The video starts with a short background on David Tyshler, which lists his results and establishes that he knows what he's talking about. David Tyshler is a professer of the Russian State Academy of Physical Education, and was a prizewinner of the World Championships and the Olympic Games. He has has coached five Olympic champions. Gennady Tyshler, Ph.D., has coached six World Champions and one Olympic Champion.
Then there's some music, and a series of excellent slow-motion video clips from world-class tournaments. You're supposed to watch the footwork, but most of the time you'll be marveling over how liquid and flexible the metal blades appear in a strong fencer's hand, when the actions are slowed down.

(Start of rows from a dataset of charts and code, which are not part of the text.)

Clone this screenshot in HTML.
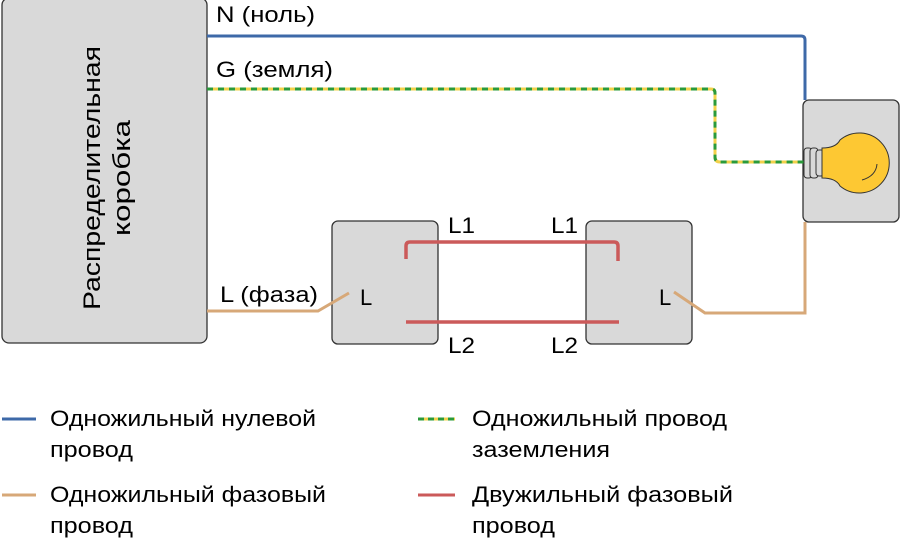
<!DOCTYPE html>
<html><head><meta charset="utf-8"><style>
body{margin:0;background:#fff;}
svg{display:block;font-family:"Liberation Sans",sans-serif;}
</style></head><body>
<svg width="900" height="541" viewBox="0 0 900 541">
<rect x="2" y="-2" width="205" height="345" rx="7" fill="#d9d9d9" stroke="#333" stroke-width="1.3"/>
<text transform="translate(100,178) rotate(-90)" text-anchor="middle" font-size="24" fill="#000"><tspan x="0" y="0" textLength="264" lengthAdjust="spacingAndGlyphs">Распределительная</tspan><tspan x="0" y="30" textLength="116" lengthAdjust="spacingAndGlyphs">коробка</tspan></text>
<rect x="332" y="221" width="106" height="123" rx="6" fill="#d9d9d9" stroke="#333" stroke-width="1.3"/>
<rect x="586" y="221" width="106" height="123" rx="6" fill="#d9d9d9" stroke="#333" stroke-width="1.3"/>
<rect x="803" y="100" width="96" height="122" rx="6" fill="#d9d9d9" stroke="#333" stroke-width="1.3"/>
<path d="M207 36 H801 Q805 36 805 40 V100" fill="none" stroke="#3e69a8" stroke-width="3"/>
<path d="M207 89 H711 Q715 89 715 93 V157 Q715 162 720 162 H806" fill="none" stroke="#f2d14b" stroke-width="3"/>
<path d="M207 89 H711 Q715 89 715 93 V157 Q715 162 720 162 H806" fill="none" stroke="#2a9a3a" stroke-width="3" stroke-dasharray="6 5"/>
<path d="M207 311 H318 L349 293" fill="none" stroke="#d7a878" stroke-width="3"/>
<path d="M674 292 L705 313 H805 V222" fill="none" stroke="#d7a878" stroke-width="3"/>
<path d="M406 259 V246 Q406 242 410 242 H614 Q618 242 618 246 V261" fill="none" stroke="#cb5a5a" stroke-width="3.5"/>
<path d="M406 322 H619" fill="none" stroke="#cb5a5a" stroke-width="3.5"/>
<g stroke="#333" stroke-width="1" fill="#d9d9d9">
<rect x="804" y="148" width="8" height="30" rx="3"/><rect x="810" y="148" width="8" height="30" rx="3"/><rect x="816" y="150" width="8" height="26" rx="3"/>
</g>
<path d="M822 148 Q836 148 840 140 A30 30 0 1 1 840 186 Q836 178 822 178 Z" fill="#fdc833" stroke="#333" stroke-width="1"/>
<path d="M862 180 Q876 176 877 164" fill="none" stroke="#333" stroke-width="1"/>
<g font-size="22" fill="#000" lengthAdjust="spacingAndGlyphs">
<text x="216" y="22" textLength="99" lengthAdjust="spacingAndGlyphs">N (ноль)</text>
<text x="216" y="77" textLength="117" lengthAdjust="spacingAndGlyphs">G (земля)</text>
<text x="220" y="302" textLength="98" lengthAdjust="spacingAndGlyphs">L (фаза)</text>
<text x="360" y="305">L</text>
<text x="659" y="305">L</text>
<text x="448" y="233" textLength="27" lengthAdjust="spacingAndGlyphs">L1</text>
<text x="551" y="233" textLength="27" lengthAdjust="spacingAndGlyphs">L1</text>
<text x="448" y="353" textLength="27" lengthAdjust="spacingAndGlyphs">L2</text>
<text x="551" y="353" textLength="27" lengthAdjust="spacingAndGlyphs">L2</text>
<text x="50" y="426" textLength="266" lengthAdjust="spacingAndGlyphs">Одножильный нулевой</text>
<text x="50" y="457" textLength="83" lengthAdjust="spacingAndGlyphs">провод</text>
<text x="50" y="502" textLength="276" lengthAdjust="spacingAndGlyphs">Одножильный фазовый</text>
<text x="50" y="533" textLength="83" lengthAdjust="spacingAndGlyphs">провод</text>
<text x="472" y="426" textLength="255" lengthAdjust="spacingAndGlyphs">Одножильный провод</text>
<text x="472" y="457" textLength="138" lengthAdjust="spacingAndGlyphs">заземления</text>
<text x="472" y="502" textLength="261" lengthAdjust="spacingAndGlyphs">Двужильный фазовый</text>
<text x="472" y="533" textLength="83" lengthAdjust="spacingAndGlyphs">провод</text>
</g>
<line x1="2" y1="419" x2="36" y2="419" stroke="#3e69a8" stroke-width="3"/>
<line x1="2" y1="495" x2="36" y2="495" stroke="#d7a878" stroke-width="3"/>
<line x1="418" y1="419" x2="455" y2="419" stroke="#f2d14b" stroke-width="3"/>
<line x1="418" y1="419" x2="455" y2="419" stroke="#2a9a3a" stroke-width="3" stroke-dasharray="6 4"/>
<line x1="418" y1="495" x2="455" y2="495" stroke="#cb5a5a" stroke-width="3"/>
</svg>
</body></html>
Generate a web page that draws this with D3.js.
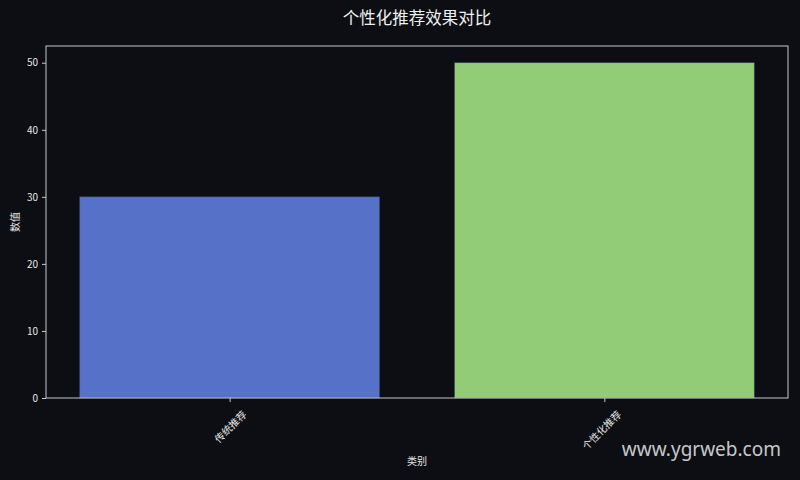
<!DOCTYPE html>
<html>
<head>
<meta charset="utf-8">
<script src="https://cdn.jsdelivr.net/npm/d3@7"></script>
<style>
  html, body { margin: 0; padding: 0; background: #0c0e14; }
  svg { display: block; }
</style>
</head>
<body>
<script>
const categories = ["传统推荐", "个性化推荐"];
const values = [30, 50];
const barColors = ["#5571c8", "#93cc76"];
const yTicks = [0, 10, 20, 30, 40, 50];

const width = 800, height = 480;
const margin = {top: 46, right: 12, bottom: 82, left: 46};
const font = "'Noto Sans CJK SC', 'DejaVu Sans', sans-serif";

const svg = d3.select("body").append("svg")
    .attr("width", width)
    .attr("height", height)
    .style("font-family", font);

svg.append("rect")
    .attr("width", width)
    .attr("height", height)
    .attr("fill", "#0c0e14");

// bars 0.8 wide on integer positions, small side margin
const x = d3.scaleLinear()
    .domain([-0.49, categories.length - 1 + 0.49])
    .range([margin.left, width - margin.right]);

const y = d3.scaleLinear()
    .domain([0, 52.5])
    .range([height - margin.bottom, margin.top]);

svg.append("g")
  .selectAll("rect")
  .data(values)
  .join("rect")
    .attr("x", (d, i) => x(i - 0.4))
    .attr("width", (d, i) => x(i + 0.4) - x(i - 0.4))
    .attr("y", d => y(d))
    .attr("height", d => y(0) - y(d))
    .attr("fill", (d, i) => barColors[i])
    .attr("stroke", "#3a4a66")
    .attr("stroke-width", 0.6);

const spine = "#c8c8c8";

const yAxis = svg.append("g")
    .attr("transform", `translate(${margin.left},0)`)
    .call(d3.axisLeft(y).tickValues(yTicks).tickSize(4).tickPadding(4));

const xAxis = svg.append("g")
    .attr("transform", `translate(0,${height - margin.bottom})`)
    .call(d3.axisBottom(x).tickValues(d3.range(categories.length))
      .tickFormat(i => categories[i]).tickSize(4).tickPadding(4));

[yAxis, xAxis].forEach(g => {
  g.select(".domain").remove();
  g.selectAll(".tick line").attr("stroke", spine);
  g.selectAll(".tick text")
      .attr("fill", "#e6e6e6")
      .style("font-size", "10px")
      .style("font-family", font);
});

xAxis.selectAll(".tick text")
    .attr("text-anchor", "end")
    .attr("dy", "0.35em")
    .attr("transform", "translate(9,9) rotate(-45)");

// frame
svg.append("rect")
    .attr("x", margin.left)
    .attr("y", margin.top)
    .attr("width", width - margin.left - margin.right)
    .attr("height", height - margin.top - margin.bottom)
    .attr("fill", "none")
    .attr("stroke", spine)
    .attr("stroke-width", 1);

svg.append("text")
    .attr("x", (margin.left + width - margin.right) / 2)
    .attr("y", 24)
    .attr("text-anchor", "middle")
    .attr("fill", "#f0f0f0")
    .style("font-size", "16.5px")
    .text("个性化推荐效果对比");

svg.append("text")
    .attr("x", (margin.left + width - margin.right) / 2)
    .attr("y", 465)
    .attr("text-anchor", "middle")
    .attr("fill", "#e6e6e6")
    .style("font-size", "10px")
    .text("类别");

svg.append("text")
    .attr("transform", `translate(19,${(margin.top + height - margin.bottom) / 2}) rotate(-90)`)
    .attr("text-anchor", "middle")
    .attr("fill", "#e6e6e6")
    .style("font-size", "10px")
    .text("数值");

svg.append("text")
    .attr("x", 781)
    .attr("y", 456)
    .attr("text-anchor", "end")
    .attr("fill", "#e0e0e0")
    .attr("fill-opacity", 0.9)
    .style("font-size", "19px")
    .style("font-family", "'Noto Sans', 'Open Sans', sans-serif")
    .text("www.ygrweb.com");
</script>
</body>
</html>
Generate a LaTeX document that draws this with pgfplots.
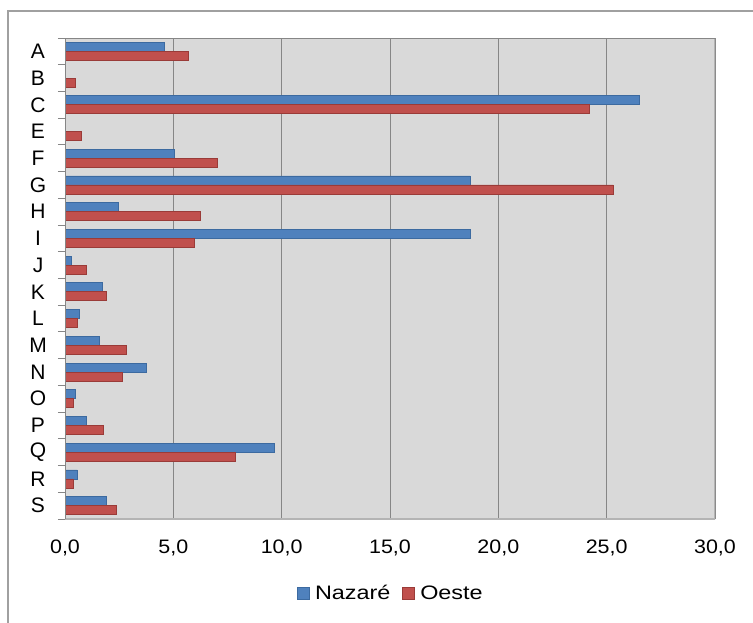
\documentclass[border=0pt]{standalone}
\usepackage{pgfplots}
\pgfplotsset{compat=1.18}
\usepackage{fontspec}
\setmainfont{Liberation Sans}
\newfontfamily\numfont[FakeStretch=1.1]{Liberation Sans}
\newfontfamily\legfont[FakeStretch=1.2]{Liberation Sans}
\definecolor{nblue}{HTML}{4F81BD}
\definecolor{nblueD}{HTML}{3C6AA0}
\definecolor{ored}{HTML}{C0504D}
\definecolor{oredD}{HTML}{9A3B38}
\definecolor{gridc}{HTML}{868686}
\definecolor{lightax}{HTML}{B4B4B4}
\definecolor{framec}{HTML}{A0A0A0}
\begin{document}
\begin{tikzpicture}
\useasboundingbox (0pt,0pt) rectangle (753pt,622pt);
\draw[framec, line width=1.2pt] (8pt,-20pt) -- (8pt,611pt) -- (780pt,611pt);
\begin{axis}[
  at={(65pt,103pt)}, anchor=south west,
  scale only axis, width=650pt, height=481pt,
  xbar=0pt, bar width=9pt,
  xmin=0, xmax=30, ymin=-0.5, ymax=17.5, y dir=reverse,
  ytick={0,...,17},
  yticklabels={A,B,C,E,F,G,H,I,J,K,L,M,N,O,P,Q,R,S},
  minor ytick={-0.5,0.5,...,17.5},
  ytick pos=left,
  xtick={0,5,...,30},
  major tick length=0pt, minor tick length=7pt,
  tick align=outside,
  minor tick style={gridc, line width=1pt},
  axis line style={draw=none},
  axis background/.style={fill=black!15},
  xmajorgrids, major grid style={gridc, line width=1pt},
  /pgf/number format/assume math mode=true,
  xticklabel style={/pgf/number format/.cd, fixed, fixed zerofill, precision=1, use comma, /tikz/.cd,
    font=\numfont\fontsize{19.5}{22}\selectfont, anchor=base, yshift=-34pt},
  yticklabel style={font=\fontsize{21}{24}\selectfont, anchor=center, xshift=-27pt},
  legend columns=2,
  legend style={at={(axis description cs:0.5015,-0.1538)}, anchor=center, draw=none, fill=none,
    font=\legfont\fontsize{19.5}{24}\selectfont,
    /tikz/every odd column/.append style={column sep=3pt},
    /tikz/every even column/.append style={column sep=10pt}},
  legend image code/.code={\draw[#1] (0pt,-6pt) rectangle (12pt,6pt);},
]
\addplot[fill=nblue, draw=nblueD, line width=0.8pt, bar shift=4.5pt] coordinates {
(4.6,0) (0,1) (26.5,2) (0,3) (5.05,4) (18.7,5) (2.45,6) (18.7,7) (0.28,8)
(1.74,9) (0.65,10) (1.57,11) (3.74,12) (0.48,13) (1.0,14) (9.65,15) (0.57,16) (1.92,17)};
\addplot[fill=ored, draw=oredD, line width=0.8pt, bar shift=-4.5pt] coordinates {
(5.7,0) (0.48,1) (24.2,2) (0.74,3) (7.05,4) (25.3,5) (6.25,6) (5.97,7) (1.0,8)
(1.92,9) (0.57,10) (2.83,11) (2.65,12) (0.37,13) (1.75,14) (7.85,15) (0.38,16) (2.37,17)};
\legend{Nazaré, Oeste}
\draw[lightax, line width=1.2pt] (axis description cs:1,1) -- (axis description cs:1,0) -- (axis description cs:0,0);
\draw[gridc, line width=1.2pt] (axis description cs:0,0) -- (axis description cs:0,1) -- (axis description cs:1,1);
\end{axis}
\end{tikzpicture}
\end{document}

When the footwork exercises begin, the video clips feature several different fencers. These fencers are in uniform, and they execute their footwork actions against a curtained background. The moves are clear, the fencers are experienced, and the tripod-mounted camera rarely needs to pan. (It's not plain how good some of these fencers are, until you try the actions yourself... like the one where you jump up from a lunge and cross your legs, landing in a lunge again. These fencers make it look easy.) Explanations of each exercise are offered with a good, clear English voice-over.
The footwork exercises are presented with increasing difficulty.
The En Guard position (7 exercises)
Training of step forward and backward (4 exercises)
Training of the Lunge (13 exercises)
Training of the jump forward and the jump backward (5 exercises)
Training of the step-forward lunge and jump-forward lunge (5 exercises)
Training of the fleche attack (6 exercises)
Training footwork combinations (11 combinations)
You will need to create your own daily regimen from these footwork exercises. Apart from the order of introduction, the video does not offer a "start with this routine, and then progress to this and that" sort of timeline. These exercises are received wisdom, and (as good as it is) the video doesn't tell you how to internalize them and make them your own. For that, you must run these routines until you can do them in your sleep.
Fencing is distance. This DVD gives you the grounding you need to build a strong footwork game.